> _DATA SHOWN_:
+++

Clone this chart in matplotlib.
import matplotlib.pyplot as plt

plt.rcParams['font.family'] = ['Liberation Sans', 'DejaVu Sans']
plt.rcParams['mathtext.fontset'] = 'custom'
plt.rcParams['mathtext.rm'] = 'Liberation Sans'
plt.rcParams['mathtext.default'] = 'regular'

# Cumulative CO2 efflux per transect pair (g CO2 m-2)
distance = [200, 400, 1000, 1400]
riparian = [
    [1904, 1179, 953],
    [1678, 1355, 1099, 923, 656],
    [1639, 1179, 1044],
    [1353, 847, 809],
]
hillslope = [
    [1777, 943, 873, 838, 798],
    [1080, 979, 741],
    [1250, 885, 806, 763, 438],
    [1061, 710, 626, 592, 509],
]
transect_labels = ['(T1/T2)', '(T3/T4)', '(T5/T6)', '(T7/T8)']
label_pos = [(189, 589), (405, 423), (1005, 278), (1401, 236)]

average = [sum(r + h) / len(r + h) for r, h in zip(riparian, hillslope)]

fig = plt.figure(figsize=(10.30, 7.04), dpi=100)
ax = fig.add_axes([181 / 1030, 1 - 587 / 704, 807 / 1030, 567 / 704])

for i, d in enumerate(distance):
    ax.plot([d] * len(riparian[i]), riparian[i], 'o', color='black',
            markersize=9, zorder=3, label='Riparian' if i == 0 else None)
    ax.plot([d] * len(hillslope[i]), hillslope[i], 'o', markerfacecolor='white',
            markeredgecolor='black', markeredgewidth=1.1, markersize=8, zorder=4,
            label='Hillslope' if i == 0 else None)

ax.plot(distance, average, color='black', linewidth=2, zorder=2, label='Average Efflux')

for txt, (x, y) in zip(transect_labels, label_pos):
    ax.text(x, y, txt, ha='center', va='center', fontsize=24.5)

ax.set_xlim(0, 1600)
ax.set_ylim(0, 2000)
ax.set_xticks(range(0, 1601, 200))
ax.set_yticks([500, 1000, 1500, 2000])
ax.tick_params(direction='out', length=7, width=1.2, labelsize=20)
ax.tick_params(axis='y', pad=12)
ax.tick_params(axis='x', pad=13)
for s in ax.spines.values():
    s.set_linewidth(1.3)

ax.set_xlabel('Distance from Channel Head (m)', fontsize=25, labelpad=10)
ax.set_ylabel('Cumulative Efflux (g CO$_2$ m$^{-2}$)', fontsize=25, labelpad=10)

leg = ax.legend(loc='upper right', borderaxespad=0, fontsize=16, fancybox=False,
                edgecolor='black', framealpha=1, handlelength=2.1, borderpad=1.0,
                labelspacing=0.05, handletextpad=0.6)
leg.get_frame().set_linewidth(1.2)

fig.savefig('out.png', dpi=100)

+++

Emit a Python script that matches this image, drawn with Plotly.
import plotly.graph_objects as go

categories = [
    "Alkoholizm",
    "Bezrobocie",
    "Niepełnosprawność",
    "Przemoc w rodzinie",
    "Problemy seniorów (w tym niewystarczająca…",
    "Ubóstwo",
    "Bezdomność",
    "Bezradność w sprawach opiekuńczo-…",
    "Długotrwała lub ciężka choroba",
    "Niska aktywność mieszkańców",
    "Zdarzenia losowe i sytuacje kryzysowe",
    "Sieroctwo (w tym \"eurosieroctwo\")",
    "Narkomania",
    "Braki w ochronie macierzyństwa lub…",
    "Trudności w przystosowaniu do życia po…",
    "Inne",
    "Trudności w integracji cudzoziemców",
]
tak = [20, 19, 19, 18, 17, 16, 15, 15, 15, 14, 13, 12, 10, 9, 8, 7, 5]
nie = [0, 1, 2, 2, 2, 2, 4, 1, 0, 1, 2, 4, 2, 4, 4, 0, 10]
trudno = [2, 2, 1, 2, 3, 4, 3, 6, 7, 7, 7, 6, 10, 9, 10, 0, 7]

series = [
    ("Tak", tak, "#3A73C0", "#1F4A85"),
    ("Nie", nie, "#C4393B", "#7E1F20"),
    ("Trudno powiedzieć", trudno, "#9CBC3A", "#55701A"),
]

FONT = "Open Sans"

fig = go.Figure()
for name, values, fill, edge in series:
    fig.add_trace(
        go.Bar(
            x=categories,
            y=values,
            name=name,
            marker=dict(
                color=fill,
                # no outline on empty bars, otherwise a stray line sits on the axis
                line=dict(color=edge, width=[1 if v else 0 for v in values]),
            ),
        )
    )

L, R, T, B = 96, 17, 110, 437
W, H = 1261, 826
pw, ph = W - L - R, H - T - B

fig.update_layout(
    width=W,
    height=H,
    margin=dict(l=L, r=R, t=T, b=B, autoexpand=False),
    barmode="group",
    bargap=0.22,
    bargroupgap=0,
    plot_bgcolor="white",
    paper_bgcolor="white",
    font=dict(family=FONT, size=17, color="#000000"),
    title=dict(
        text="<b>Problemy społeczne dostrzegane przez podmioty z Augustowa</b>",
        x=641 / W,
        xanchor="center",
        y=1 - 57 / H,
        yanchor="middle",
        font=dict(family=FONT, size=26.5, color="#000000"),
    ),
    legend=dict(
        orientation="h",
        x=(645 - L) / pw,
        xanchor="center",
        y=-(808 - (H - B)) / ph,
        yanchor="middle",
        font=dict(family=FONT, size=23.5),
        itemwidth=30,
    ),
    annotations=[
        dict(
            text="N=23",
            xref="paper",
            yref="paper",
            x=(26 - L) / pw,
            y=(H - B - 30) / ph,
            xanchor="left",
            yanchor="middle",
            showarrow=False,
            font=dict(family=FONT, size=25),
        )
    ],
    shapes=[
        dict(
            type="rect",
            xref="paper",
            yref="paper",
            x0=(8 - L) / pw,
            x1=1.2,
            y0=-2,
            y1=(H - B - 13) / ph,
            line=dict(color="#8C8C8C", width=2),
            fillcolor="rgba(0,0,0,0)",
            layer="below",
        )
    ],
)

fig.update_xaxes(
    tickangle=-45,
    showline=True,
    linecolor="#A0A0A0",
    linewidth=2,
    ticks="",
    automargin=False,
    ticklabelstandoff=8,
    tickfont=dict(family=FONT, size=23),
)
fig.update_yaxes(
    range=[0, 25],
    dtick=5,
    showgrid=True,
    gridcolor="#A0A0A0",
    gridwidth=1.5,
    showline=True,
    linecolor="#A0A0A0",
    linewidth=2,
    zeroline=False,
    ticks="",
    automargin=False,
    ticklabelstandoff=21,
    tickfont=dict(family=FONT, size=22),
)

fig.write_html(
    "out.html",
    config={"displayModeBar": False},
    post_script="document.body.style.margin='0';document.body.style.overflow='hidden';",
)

+++

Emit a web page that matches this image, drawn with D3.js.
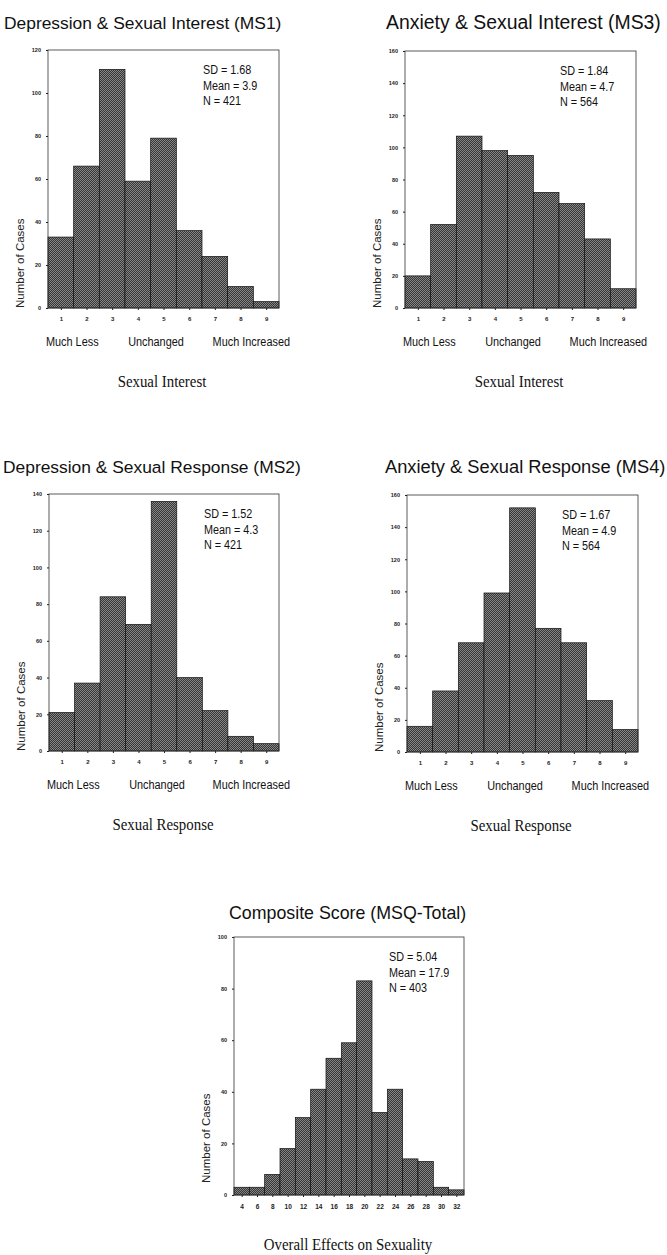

+++

> _THE REQUEST_: Please print exactly, and only, the lines from the line with "Clone this chart in matplotlib." to the line with "ax.text(x, y, txt, ha='center', va='center', fontsize=24.5)", both included.

> _FULL RESPONSE_:
Clone this chart in matplotlib.
import matplotlib.pyplot as plt

plt.rcParams['font.family'] = ['Liberation Sans', 'DejaVu Sans']
plt.rcParams['mathtext.fontset'] = 'custom'
plt.rcParams['mathtext.rm'] = 'Liberation Sans'
plt.rcParams['mathtext.default'] = 'regular'

# Cumulative CO2 efflux per transect pair (g CO2 m-2)
distance = [200, 400, 1000, 1400]
riparian = [
    [1904, 1179, 953],
    [1678, 1355, 1099, 923, 656],
    [1639, 1179, 1044],
    [1353, 847, 809],
]
hillslope = [
    [1777, 943, 873, 838, 798],
    [1080, 979, 741],
    [1250, 885, 806, 763, 438],
    [1061, 710, 626, 592, 509],
]
transect_labels = ['(T1/T2)', '(T3/T4)', '(T5/T6)', '(T7/T8)']
label_pos = [(189, 589), (405, 423), (1005, 278), (1401, 236)]

average = [sum(r + h) / len(r + h) for r, h in zip(riparian, hillslope)]

fig = plt.figure(figsize=(10.30, 7.04), dpi=100)
ax = fig.add_axes([181 / 1030, 1 - 587 / 704, 807 / 1030, 567 / 704])

for i, d in enumerate(distance):
    ax.plot([d] * len(riparian[i]), riparian[i], 'o', color='black',
            markersize=9, zorder=3, label='Riparian' if i == 0 else None)
    ax.plot([d] * len(hillslope[i]), hillslope[i], 'o', markerfacecolor='white',
            markeredgecolor='black', markeredgewidth=1.1, markersize=8, zorder=4,
            label='Hillslope' if i == 0 else None)

ax.plot(distance, average, color='black', linewidth=2, zorder=2, label='Average Efflux')

for txt, (x, y) in zip(transect_labels, label_pos):
    ax.text(x, y, txt, ha='center', va='center', fontsize=24.5)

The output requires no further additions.